### Task objective
Starting from the top of the material, restate each line exactly until the line that contains "band_label = '8.6 seconds'", which is also copied. Pictures are excluded.

### Source material
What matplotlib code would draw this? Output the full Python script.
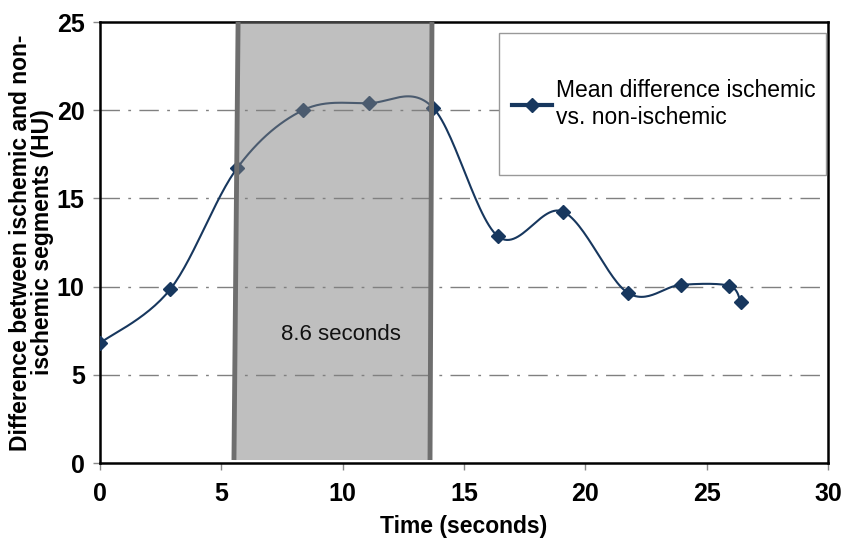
import matplotlib
matplotlib.use('Agg')
import matplotlib.pyplot as plt
from matplotlib.patches import Rectangle
import numpy as np

plt.rcParams['font.family'] = ['Liberation Sans', 'DejaVu Sans']

# datos
time_s = [0, 2.9, 5.64, 8.36, 11.08, 13.72, 16.4, 19.08, 21.75, 23.93, 25.92, 26.4]
diff_hu = [6.8, 9.86, 16.7, 20.0, 20.4, 20.15, 12.85, 14.25, 9.65, 10.1, 10.05, 9.15]

# franja sombreada (8.6 s)
band_left = (5.69, 5.52)   # x arriba, x abajo
band_right = (13.68, 13.60)
band_top, band_bottom = 25, 0.17
band_label = '8.6 seconds'


def smooth(xs, ys, n=30):
    # curva suavizada tipo Excel (Catmull-Rom con Bezier)
    p = np.column_stack([xs, ys]).astype(float)
    p = np.vstack([p[0], p, p[-1]])
    out = []
    t = np.linspace(0, 1, n)[:, None]
    for i in range(1, len(p) - 2):
        p0, p3 = p[i], p[i + 1]
        c1 = p0 + (p[i + 1] - p[i - 1]) / 6
        c2 = p3 - (p[i + 2] - p[i]) / 6
        seg = ((1 - t) ** 3) * p0 + 3 * ((1 - t) ** 2) * t * c1 + 3 * (1 - t) * t ** 2 * c2 + t ** 3 * p3
        out.append(seg)
    out = np.vstack(out)
    return out[:, 0], out[:, 1]


fig = plt.figure(figsize=(8.44, 5.38), dpi=100)
ax = fig.add_axes([0.1185, 0.1394, 0.8625, 0.8196])

line_col = '#17375e'
sx, sy = smooth(time_s, diff_hu)
ax.plot(sx, sy, color=line_col, lw=1.5, zorder=3)
ax.plot(time_s, diff_hu, ls='none', marker='D', ms=7.5, color=line_col, zorder=4)
# para la leyenda
ax.plot([], [], color=line_col, lw=3, marker='D', ms=7.5,
        label='Mean difference ischemic\nvs. non-ischemic')

# franja gris encima de la linea (semi transparente)
poly_x = [band_left[0], band_right[0], band_right[1], band_left[1]]
poly_y = [band_top, band_top, band_bottom, band_bottom]
ax.fill(poly_x, poly_y, color='#808080', alpha=0.5, lw=0, zorder=5)
ax.plot(band_left, [band_top, band_bottom], color='#6e6e6e', lw=3.5, zorder=6, solid_capstyle='butt')
ax.plot(band_right, [band_top, band_bottom], color='#6e6e6e', lw=3.5, zorder=6, solid_capstyle='butt')
ax.text(9.93, 7.3, band_label, ha='center', va='center', fontsize=16, color='#111111', zorder=7)

ax.set_xlim(0, 30)
ax.set_ylim(0, 25)
ax.set_xticks([0, 5, 10, 15, 20, 25, 30])
ax.set_yticks([0, 5, 10, 15, 20, 25])
ax.tick_params(axis='both', labelsize=18, length=5, color='#888888', width=1)
for lab in ax.get_xticklabels() + ax.get_yticklabels():
    lab.set_fontweight('bold')
ax.tick_params(axis='x', pad=9)
ax.tick_params(axis='y', pad=6)

for y in [5, 10, 15, 20]:
    ax.axhline(y, color='#808080', lw=1, dashes=(14, 6, 2, 6), zorder=1)

for s in ax.spines.values():
    s.set_linewidth(1.8)
    s.set_color('black')

ax.set_xlabel('Time (seconds)', fontsize=16.5, fontweight='bold', labelpad=6)
ax.set_ylabel('Difference between ischemic and non-\nischemic segments (HU)',
              fontsize=16.5, fontweight='bold', labelpad=2, linespacing=0.95)

# caja de la leyenda
ax.add_patch(Rectangle((0.548, 0.653), 0.449, 0.322, transform=ax.transAxes,
                       facecolor='white', edgecolor='#999999', lw=1, zorder=8))
leg = ax.legend(loc='center left', bbox_to_anchor=(0.566, 0.814), fontsize=16.5,
                frameon=False, handlelength=1.75, borderpad=0,
                handletextpad=0.15, borderaxespad=0)
leg.set_zorder(9)

plt.savefig('out.png', dpi=100)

### Task output
What matplotlib code would draw this? Output the full Python script.
import matplotlib
matplotlib.use('Agg')
import matplotlib.pyplot as plt
from matplotlib.patches import Rectangle
import numpy as np

plt.rcParams['font.family'] = ['Liberation Sans', 'DejaVu Sans']

# datos
time_s = [0, 2.9, 5.64, 8.36, 11.08, 13.72, 16.4, 19.08, 21.75, 23.93, 25.92, 26.4]
diff_hu = [6.8, 9.86, 16.7, 20.0, 20.4, 20.15, 12.85, 14.25, 9.65, 10.1, 10.05, 9.15]

# franja sombreada (8.6 s)
band_left = (5.69, 5.52)   # x arriba, x abajo
band_right = (13.68, 13.60)
band_top, band_bottom = 25, 0.17
band_label = '8.6 seconds'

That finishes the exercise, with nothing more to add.